++++ Material provided
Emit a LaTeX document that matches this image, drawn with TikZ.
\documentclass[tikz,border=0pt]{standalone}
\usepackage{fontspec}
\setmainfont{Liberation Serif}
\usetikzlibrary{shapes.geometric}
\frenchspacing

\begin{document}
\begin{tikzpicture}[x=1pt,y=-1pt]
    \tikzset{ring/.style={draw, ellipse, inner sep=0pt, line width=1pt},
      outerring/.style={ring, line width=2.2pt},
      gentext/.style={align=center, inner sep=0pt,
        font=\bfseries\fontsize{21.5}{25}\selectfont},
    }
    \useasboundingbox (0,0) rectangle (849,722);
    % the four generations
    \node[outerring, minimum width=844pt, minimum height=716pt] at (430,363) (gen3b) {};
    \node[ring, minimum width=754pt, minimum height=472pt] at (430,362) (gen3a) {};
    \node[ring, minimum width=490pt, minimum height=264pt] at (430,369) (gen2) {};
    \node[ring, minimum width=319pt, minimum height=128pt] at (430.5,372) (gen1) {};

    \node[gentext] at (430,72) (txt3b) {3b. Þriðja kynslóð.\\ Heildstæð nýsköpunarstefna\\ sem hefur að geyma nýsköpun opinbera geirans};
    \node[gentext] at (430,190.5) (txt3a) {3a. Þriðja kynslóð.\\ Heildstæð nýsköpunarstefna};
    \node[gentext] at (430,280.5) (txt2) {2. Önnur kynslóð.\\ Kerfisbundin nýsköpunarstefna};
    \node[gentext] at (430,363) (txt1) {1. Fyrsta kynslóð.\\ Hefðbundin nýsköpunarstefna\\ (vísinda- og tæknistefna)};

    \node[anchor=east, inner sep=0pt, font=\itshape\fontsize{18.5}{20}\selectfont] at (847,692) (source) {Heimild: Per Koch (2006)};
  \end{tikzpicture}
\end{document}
++++++++
_Task description_. Write out each line of the data above again, exactly as given.

_Solved exercise_.
Emit a LaTeX document that matches this image, drawn with TikZ.
\documentclass[tikz,border=0pt]{standalone}
\usepackage{fontspec}
\setmainfont{Liberation Serif}
\usetikzlibrary{shapes.geometric}
\frenchspacing

\begin{document}
\begin{tikzpicture}[x=1pt,y=-1pt]
    \tikzset{ring/.style={draw, ellipse, inner sep=0pt, line width=1pt},
      outerring/.style={ring, line width=2.2pt},
      gentext/.style={align=center, inner sep=0pt,
        font=\bfseries\fontsize{21.5}{25}\selectfont},
    }
    \useasboundingbox (0,0) rectangle (849,722);
    % the four generations
    \node[outerring, minimum width=844pt, minimum height=716pt] at (430,363) (gen3b) {};
    \node[ring, minimum width=754pt, minimum height=472pt] at (430,362) (gen3a) {};
    \node[ring, minimum width=490pt, minimum height=264pt] at (430,369) (gen2) {};
    \node[ring, minimum width=319pt, minimum height=128pt] at (430.5,372) (gen1) {};

    \node[gentext] at (430,72) (txt3b) {3b. Þriðja kynslóð.\\ Heildstæð nýsköpunarstefna\\ sem hefur að geyma nýsköpun opinbera geirans};
    \node[gentext] at (430,190.5) (txt3a) {3a. Þriðja kynslóð.\\ Heildstæð nýsköpunarstefna};
    \node[gentext] at (430,280.5) (txt2) {2. Önnur kynslóð.\\ Kerfisbundin nýsköpunarstefna};
    \node[gentext] at (430,363) (txt1) {1. Fyrsta kynslóð.\\ Hefðbundin nýsköpunarstefna\\ (vísinda- og tæknistefna)};

    \node[anchor=east, inner sep=0pt, font=\itshape\fontsize{18.5}{20}\selectfont] at (847,692) (source) {Heimild: Per Koch (2006)};
  \end{tikzpicture}
\end{document}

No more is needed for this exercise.